[Code that draws figures]
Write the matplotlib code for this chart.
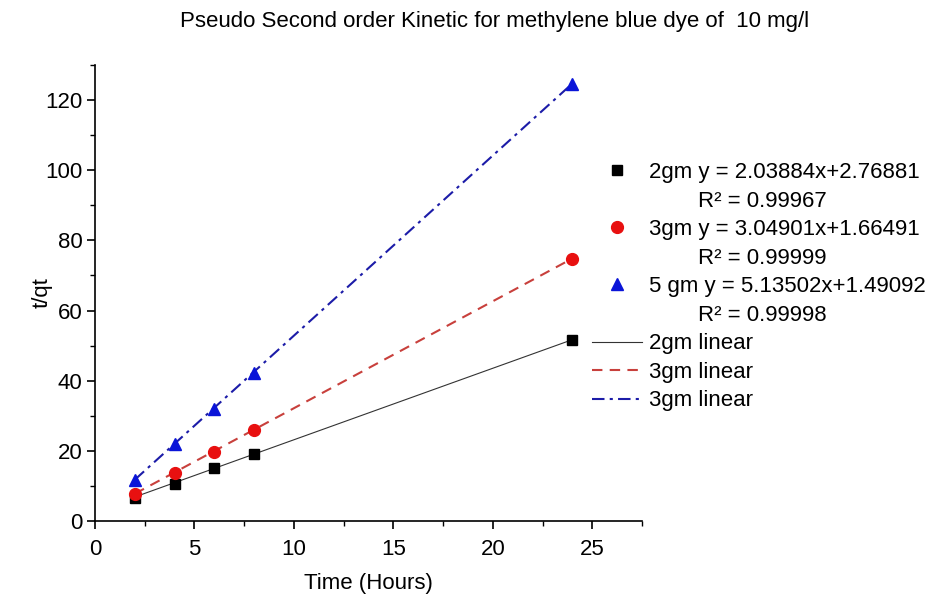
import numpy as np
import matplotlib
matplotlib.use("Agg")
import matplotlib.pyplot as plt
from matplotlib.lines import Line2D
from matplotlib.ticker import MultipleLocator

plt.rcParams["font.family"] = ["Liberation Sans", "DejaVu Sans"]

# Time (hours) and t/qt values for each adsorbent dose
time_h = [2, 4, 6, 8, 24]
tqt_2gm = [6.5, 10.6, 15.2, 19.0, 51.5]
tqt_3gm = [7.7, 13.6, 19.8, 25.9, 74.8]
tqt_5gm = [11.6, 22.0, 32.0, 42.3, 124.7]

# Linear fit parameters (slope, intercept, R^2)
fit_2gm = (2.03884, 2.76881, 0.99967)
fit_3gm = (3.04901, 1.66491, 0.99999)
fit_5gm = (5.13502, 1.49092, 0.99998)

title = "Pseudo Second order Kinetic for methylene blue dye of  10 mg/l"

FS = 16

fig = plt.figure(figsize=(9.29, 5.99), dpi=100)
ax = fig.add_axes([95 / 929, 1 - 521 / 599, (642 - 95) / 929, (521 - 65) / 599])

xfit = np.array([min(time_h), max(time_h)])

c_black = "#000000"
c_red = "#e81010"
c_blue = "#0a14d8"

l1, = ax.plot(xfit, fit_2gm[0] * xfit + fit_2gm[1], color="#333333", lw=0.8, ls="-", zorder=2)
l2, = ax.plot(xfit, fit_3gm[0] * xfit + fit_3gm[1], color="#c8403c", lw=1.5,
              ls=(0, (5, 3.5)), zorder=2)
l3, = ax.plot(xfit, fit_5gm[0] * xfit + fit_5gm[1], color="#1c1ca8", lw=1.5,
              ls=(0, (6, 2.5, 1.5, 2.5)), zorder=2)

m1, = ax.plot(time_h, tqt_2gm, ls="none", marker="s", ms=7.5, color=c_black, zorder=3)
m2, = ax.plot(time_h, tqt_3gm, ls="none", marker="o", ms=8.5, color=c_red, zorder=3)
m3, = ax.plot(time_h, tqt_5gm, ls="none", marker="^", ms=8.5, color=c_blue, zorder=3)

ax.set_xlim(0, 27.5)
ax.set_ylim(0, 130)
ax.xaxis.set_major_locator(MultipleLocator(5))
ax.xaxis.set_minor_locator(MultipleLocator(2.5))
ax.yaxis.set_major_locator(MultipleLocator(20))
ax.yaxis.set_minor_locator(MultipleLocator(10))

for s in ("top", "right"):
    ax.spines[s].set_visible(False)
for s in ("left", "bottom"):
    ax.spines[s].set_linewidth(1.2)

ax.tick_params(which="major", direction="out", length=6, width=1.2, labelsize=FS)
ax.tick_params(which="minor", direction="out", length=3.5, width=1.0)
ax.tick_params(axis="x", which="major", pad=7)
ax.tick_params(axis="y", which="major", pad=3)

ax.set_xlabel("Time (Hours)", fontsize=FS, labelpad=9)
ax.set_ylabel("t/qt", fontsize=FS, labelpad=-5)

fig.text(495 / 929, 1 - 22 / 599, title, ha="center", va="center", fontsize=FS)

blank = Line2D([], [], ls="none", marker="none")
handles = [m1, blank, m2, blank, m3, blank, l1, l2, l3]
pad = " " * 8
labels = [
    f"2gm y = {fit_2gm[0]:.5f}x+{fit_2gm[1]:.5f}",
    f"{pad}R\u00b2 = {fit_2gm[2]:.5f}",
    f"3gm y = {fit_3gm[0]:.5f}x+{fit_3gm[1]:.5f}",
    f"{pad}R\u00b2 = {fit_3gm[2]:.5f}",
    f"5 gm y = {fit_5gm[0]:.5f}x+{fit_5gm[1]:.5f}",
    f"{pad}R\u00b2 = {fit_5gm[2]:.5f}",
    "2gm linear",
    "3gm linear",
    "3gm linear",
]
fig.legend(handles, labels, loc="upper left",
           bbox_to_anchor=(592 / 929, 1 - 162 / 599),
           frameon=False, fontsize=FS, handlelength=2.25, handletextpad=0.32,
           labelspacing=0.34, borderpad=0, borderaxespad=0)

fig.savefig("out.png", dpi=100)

--

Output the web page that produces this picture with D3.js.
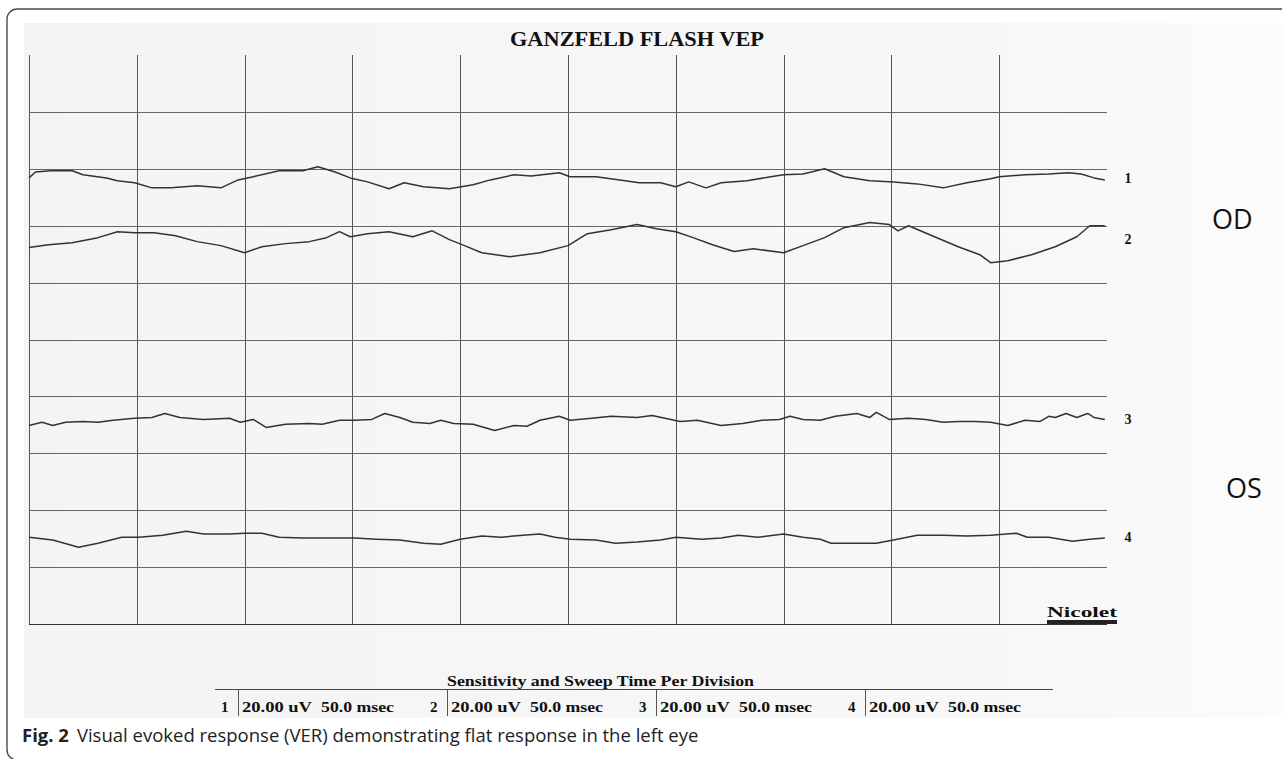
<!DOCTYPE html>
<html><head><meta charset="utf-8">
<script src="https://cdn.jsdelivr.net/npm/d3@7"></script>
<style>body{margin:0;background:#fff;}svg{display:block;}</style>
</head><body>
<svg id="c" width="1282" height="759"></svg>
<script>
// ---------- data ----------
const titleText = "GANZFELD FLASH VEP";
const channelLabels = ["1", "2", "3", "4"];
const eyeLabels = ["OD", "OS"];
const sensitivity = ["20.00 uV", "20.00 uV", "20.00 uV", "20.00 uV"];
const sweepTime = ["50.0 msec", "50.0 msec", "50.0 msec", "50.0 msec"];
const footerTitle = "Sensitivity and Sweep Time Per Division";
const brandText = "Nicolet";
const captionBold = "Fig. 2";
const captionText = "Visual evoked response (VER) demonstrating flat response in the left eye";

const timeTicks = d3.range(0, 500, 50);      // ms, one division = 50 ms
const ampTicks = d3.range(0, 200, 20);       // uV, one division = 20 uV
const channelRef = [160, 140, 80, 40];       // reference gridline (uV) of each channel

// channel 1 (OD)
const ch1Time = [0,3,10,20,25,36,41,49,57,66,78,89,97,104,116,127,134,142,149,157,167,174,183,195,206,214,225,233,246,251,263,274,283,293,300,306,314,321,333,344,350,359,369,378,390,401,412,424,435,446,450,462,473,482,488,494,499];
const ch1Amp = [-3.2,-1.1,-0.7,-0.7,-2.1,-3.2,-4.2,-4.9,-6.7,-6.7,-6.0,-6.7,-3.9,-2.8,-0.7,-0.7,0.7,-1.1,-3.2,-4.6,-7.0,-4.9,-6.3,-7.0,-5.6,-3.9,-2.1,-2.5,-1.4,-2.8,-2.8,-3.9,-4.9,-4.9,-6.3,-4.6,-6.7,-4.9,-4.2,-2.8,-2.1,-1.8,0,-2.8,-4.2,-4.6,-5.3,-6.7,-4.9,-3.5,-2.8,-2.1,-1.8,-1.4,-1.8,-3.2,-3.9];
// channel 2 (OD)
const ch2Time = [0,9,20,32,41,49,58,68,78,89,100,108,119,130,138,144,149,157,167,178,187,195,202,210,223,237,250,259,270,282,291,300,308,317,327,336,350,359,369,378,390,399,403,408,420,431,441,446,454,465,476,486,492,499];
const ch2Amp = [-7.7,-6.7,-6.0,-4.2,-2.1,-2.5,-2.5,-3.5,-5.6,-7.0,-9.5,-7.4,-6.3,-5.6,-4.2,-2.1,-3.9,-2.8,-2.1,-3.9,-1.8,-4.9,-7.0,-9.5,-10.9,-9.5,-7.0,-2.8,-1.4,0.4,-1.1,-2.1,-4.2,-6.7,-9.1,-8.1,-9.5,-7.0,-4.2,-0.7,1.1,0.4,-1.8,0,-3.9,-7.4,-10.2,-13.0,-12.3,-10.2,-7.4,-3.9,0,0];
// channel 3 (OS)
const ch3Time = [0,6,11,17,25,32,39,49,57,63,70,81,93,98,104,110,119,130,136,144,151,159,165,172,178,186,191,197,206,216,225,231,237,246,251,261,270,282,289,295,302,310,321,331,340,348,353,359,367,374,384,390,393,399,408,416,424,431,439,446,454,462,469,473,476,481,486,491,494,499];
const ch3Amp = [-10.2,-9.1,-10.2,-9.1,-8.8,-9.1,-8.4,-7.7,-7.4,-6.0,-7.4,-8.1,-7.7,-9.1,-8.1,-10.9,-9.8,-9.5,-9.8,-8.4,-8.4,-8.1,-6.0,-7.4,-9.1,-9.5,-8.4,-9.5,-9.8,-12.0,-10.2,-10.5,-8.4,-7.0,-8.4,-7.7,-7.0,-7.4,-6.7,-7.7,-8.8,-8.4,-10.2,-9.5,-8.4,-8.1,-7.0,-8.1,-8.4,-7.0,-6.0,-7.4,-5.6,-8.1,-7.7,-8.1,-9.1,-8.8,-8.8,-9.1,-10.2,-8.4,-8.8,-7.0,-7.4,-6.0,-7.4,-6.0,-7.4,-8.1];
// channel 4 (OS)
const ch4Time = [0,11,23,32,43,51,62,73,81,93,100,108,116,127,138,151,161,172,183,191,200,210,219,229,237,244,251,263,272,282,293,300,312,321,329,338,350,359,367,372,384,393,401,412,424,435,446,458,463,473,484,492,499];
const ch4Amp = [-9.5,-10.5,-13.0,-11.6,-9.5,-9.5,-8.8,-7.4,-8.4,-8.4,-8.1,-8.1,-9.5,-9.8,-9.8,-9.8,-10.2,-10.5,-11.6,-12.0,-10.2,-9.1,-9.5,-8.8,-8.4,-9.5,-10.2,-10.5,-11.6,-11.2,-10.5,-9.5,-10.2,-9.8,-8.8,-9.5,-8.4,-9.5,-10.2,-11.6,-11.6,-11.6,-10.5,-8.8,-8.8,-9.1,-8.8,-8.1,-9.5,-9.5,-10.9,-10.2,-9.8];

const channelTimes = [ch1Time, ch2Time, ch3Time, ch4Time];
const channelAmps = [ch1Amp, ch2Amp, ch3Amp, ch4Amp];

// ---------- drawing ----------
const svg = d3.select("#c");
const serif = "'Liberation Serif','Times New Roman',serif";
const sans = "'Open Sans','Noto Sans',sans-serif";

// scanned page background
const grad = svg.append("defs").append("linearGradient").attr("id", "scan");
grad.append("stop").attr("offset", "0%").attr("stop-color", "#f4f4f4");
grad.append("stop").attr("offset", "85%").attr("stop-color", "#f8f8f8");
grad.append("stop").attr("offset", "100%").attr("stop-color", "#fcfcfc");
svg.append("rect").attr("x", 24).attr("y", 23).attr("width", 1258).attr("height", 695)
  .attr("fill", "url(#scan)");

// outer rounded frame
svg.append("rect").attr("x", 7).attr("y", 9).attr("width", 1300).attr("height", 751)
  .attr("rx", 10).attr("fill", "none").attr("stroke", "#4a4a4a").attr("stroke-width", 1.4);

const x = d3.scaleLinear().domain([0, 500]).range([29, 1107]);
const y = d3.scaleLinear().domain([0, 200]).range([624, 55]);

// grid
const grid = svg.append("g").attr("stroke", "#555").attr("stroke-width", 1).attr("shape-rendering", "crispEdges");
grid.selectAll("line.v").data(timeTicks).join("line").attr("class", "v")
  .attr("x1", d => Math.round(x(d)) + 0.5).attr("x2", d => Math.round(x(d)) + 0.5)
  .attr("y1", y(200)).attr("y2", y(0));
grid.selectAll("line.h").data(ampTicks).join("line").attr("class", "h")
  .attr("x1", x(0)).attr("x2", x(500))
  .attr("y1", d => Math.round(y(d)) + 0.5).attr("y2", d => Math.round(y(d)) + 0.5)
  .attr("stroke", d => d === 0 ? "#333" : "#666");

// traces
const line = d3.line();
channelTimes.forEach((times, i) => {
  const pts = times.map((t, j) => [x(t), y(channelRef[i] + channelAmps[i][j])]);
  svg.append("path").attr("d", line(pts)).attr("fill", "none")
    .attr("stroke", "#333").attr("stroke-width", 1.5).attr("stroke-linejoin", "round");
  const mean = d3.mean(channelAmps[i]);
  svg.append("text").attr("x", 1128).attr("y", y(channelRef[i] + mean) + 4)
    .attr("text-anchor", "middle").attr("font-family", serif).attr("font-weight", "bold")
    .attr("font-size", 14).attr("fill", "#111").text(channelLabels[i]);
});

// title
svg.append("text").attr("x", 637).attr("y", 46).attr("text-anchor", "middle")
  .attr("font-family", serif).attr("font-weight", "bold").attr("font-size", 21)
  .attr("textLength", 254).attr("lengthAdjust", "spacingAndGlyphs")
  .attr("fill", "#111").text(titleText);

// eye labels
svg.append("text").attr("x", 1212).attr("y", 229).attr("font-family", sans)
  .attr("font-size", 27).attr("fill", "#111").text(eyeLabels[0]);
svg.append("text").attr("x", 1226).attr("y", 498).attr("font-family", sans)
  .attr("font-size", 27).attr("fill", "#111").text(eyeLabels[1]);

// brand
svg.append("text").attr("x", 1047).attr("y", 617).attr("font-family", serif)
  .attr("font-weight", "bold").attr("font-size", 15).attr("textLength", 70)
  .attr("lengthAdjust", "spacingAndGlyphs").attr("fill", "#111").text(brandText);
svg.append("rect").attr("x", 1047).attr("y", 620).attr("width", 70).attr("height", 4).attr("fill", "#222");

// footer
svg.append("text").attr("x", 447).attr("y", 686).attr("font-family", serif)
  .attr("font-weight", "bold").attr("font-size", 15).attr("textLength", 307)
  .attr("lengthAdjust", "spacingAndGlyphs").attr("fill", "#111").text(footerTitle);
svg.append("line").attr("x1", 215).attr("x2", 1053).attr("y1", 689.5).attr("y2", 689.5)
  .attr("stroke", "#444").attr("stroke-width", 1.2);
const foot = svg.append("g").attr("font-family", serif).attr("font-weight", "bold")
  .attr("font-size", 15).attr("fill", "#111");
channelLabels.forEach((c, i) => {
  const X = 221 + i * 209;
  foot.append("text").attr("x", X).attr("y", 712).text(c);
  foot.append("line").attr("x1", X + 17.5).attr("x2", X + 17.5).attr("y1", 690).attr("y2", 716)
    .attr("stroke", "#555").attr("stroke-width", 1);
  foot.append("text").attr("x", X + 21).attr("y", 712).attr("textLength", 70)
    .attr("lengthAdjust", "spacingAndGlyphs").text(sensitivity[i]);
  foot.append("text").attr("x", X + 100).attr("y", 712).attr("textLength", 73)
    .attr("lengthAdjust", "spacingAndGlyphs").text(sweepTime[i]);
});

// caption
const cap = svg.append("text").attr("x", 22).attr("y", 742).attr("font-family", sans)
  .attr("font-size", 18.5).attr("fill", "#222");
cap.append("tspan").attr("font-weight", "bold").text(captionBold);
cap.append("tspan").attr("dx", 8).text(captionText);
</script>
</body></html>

--

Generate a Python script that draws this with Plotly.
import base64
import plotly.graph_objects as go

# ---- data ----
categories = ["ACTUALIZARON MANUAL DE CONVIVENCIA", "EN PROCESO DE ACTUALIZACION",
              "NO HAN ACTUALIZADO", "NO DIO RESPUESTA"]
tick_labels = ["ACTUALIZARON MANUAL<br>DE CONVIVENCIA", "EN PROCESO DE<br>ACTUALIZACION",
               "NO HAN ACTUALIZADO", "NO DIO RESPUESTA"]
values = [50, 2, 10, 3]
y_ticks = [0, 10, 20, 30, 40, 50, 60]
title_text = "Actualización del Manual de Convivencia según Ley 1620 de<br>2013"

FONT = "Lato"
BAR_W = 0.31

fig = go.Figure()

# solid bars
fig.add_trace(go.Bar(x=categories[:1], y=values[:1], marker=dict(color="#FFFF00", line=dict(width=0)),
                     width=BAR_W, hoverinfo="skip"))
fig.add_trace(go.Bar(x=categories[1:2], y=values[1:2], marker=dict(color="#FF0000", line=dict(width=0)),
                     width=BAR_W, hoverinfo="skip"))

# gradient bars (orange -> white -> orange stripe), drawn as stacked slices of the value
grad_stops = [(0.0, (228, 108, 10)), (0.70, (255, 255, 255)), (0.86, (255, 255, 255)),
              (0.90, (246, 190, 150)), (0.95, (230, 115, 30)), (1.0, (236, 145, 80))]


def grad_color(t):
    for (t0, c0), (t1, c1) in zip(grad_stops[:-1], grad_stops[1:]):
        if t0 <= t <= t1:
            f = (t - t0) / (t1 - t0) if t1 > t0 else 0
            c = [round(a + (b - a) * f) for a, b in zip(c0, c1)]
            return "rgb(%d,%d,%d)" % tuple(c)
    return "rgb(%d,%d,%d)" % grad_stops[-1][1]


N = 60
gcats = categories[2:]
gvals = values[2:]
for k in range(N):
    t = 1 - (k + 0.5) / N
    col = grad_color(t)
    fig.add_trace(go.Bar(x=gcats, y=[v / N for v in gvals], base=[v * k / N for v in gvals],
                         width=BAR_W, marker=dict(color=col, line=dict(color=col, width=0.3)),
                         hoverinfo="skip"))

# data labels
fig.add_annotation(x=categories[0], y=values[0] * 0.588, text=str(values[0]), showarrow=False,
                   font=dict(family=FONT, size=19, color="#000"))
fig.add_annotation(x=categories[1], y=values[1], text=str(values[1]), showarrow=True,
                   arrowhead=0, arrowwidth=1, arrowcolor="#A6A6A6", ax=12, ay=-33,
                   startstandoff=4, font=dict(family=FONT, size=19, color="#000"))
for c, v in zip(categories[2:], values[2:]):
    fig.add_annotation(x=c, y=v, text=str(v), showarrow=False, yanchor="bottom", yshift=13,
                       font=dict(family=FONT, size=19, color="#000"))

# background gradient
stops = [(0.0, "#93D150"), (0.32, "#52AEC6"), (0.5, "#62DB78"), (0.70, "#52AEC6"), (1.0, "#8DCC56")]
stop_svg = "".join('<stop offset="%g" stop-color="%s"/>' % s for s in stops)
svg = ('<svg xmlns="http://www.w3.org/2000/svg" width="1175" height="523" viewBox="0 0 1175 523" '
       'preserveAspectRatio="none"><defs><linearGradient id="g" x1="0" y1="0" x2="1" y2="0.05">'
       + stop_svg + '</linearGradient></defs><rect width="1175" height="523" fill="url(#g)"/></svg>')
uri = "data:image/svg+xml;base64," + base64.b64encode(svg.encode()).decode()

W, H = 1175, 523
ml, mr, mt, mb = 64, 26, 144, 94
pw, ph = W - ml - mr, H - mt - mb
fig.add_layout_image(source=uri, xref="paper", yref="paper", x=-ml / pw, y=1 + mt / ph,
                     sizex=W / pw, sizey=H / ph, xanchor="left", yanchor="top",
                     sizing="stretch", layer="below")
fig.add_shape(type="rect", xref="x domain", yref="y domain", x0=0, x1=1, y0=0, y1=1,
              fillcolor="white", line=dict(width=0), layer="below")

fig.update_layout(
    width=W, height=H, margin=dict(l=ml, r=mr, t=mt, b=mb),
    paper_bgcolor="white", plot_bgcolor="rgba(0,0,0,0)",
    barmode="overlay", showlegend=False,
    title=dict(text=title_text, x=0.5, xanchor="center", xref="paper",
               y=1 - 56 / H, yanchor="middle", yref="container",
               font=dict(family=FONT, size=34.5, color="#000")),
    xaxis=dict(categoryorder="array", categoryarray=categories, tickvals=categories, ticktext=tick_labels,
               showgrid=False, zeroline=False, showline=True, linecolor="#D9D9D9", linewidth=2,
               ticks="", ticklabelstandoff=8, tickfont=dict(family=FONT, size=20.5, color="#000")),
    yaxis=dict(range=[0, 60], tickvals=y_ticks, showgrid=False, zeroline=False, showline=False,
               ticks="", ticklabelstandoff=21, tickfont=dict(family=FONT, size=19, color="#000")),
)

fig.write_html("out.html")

Task to complete: Starting at the line with "Write the matplotlib code for this chart." and ending at the line with "tqt_5gm = [11.6, 22.0, 32.0, 42.3, 124.7]", copy each line exactly, both ends included. Do not copy the pictures.

Solution to this task:
Write the matplotlib code for this chart.
import numpy as np
import matplotlib
matplotlib.use("Agg")
import matplotlib.pyplot as plt
from matplotlib.lines import Line2D
from matplotlib.ticker import MultipleLocator

plt.rcParams["font.family"] = ["Liberation Sans", "DejaVu Sans"]

# Time (hours) and t/qt values for each adsorbent dose
time_h = [2, 4, 6, 8, 24]
tqt_2gm = [6.5, 10.6, 15.2, 19.0, 51.5]
tqt_3gm = [7.7, 13.6, 19.8, 25.9, 74.8]
tqt_5gm = [11.6, 22.0, 32.0, 42.3, 124.7]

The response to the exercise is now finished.